> [Data shown]
----------

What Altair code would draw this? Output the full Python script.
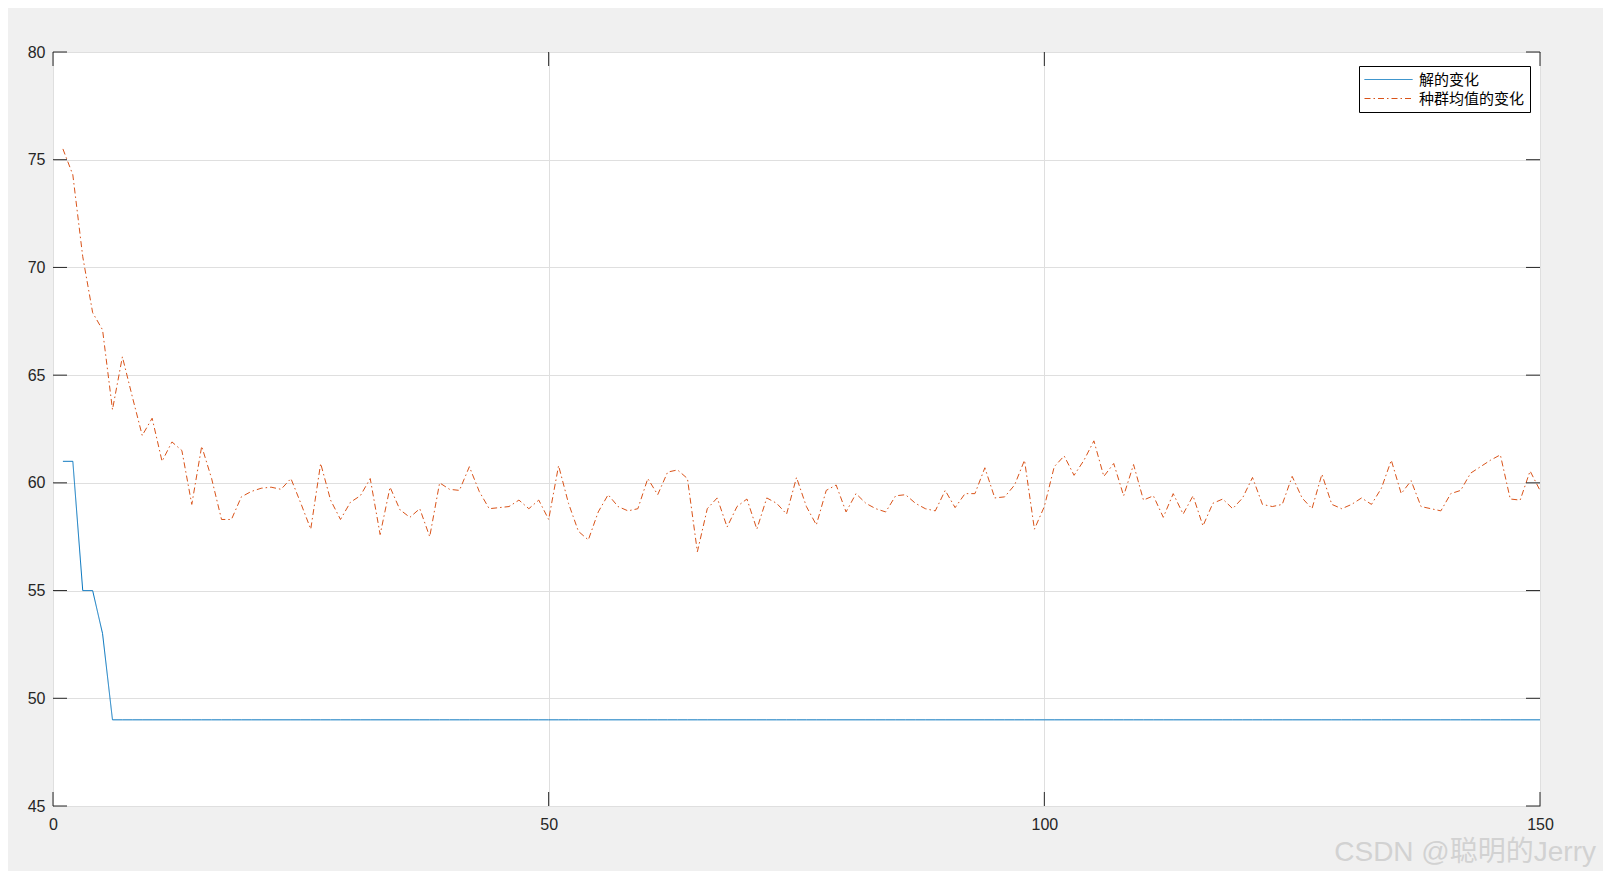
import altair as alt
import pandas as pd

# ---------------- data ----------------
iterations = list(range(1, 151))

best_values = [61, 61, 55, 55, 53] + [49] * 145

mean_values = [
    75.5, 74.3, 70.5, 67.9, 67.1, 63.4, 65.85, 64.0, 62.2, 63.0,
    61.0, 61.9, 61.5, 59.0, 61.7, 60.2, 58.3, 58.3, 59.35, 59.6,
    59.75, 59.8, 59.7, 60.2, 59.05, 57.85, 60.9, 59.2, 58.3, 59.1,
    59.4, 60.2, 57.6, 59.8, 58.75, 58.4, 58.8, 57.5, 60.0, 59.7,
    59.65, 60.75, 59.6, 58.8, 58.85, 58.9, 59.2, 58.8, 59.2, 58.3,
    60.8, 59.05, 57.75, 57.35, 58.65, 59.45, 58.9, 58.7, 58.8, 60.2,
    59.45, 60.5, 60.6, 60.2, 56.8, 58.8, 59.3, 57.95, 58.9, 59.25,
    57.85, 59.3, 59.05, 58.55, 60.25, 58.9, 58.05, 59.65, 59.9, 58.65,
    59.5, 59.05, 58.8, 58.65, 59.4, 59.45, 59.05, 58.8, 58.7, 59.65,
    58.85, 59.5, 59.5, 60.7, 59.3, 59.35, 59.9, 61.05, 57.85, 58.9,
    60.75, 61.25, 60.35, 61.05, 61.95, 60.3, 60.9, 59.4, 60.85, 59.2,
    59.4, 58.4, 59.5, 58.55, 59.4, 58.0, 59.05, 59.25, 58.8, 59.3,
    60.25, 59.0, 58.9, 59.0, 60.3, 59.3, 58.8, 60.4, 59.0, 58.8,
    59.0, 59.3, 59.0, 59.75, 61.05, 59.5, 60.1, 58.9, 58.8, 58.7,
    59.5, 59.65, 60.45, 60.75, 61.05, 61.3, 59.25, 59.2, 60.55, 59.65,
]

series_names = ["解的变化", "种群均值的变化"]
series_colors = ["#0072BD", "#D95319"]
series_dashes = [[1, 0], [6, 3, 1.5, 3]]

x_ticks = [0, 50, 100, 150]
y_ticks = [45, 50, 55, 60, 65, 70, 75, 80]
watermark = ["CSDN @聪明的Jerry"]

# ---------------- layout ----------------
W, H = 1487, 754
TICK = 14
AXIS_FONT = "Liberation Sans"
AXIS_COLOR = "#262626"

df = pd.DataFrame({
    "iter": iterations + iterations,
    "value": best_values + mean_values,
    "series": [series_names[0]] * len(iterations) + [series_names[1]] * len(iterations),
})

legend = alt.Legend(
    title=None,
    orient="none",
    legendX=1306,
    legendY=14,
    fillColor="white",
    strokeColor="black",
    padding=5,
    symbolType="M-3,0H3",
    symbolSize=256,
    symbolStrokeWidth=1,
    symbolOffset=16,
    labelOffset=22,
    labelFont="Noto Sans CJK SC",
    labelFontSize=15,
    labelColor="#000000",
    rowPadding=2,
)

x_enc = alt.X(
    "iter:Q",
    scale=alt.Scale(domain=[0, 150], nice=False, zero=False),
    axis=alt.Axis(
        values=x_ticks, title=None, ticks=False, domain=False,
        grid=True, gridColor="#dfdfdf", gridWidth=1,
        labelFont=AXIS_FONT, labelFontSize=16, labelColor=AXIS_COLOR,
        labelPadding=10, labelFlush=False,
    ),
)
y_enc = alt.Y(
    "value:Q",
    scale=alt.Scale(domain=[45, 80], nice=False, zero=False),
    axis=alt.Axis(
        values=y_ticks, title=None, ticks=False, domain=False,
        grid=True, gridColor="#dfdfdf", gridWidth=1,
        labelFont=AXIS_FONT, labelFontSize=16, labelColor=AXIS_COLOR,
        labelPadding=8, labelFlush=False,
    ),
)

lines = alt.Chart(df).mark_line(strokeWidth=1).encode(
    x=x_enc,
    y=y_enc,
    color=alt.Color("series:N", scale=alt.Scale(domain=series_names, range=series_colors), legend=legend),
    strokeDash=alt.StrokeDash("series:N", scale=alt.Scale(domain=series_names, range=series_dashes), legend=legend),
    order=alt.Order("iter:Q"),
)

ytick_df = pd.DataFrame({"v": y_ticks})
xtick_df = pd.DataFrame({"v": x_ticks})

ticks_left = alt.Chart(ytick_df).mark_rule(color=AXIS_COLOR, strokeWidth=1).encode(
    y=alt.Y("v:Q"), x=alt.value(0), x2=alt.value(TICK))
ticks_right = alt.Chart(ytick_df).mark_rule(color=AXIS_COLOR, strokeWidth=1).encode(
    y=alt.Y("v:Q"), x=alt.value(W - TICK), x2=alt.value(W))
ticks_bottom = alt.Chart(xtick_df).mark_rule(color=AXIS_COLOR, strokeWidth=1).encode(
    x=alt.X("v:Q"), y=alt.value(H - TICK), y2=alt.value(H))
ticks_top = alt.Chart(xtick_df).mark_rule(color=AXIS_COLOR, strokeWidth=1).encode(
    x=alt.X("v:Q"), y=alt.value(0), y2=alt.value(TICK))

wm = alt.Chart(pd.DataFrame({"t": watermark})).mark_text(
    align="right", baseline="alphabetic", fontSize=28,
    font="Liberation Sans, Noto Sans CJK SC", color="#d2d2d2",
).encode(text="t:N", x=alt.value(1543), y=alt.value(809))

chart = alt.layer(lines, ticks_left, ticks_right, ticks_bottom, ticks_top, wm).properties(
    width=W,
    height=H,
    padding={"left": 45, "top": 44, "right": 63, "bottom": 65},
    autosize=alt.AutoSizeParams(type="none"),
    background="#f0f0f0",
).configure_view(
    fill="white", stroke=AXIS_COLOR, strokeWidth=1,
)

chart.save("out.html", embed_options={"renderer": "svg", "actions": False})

----------

> [Do this] Your task is to return the lines above, from the first one up to and including the line containing "best_values = [61, 61, 55, 55, 53]", minus any pictures.

> [Result]
What Altair code would draw this? Output the full Python script.
import altair as alt
import pandas as pd

# ---------------- data ----------------
iterations = list(range(1, 151))

best_values = [61, 61, 55, 55, 53] + [49] * 145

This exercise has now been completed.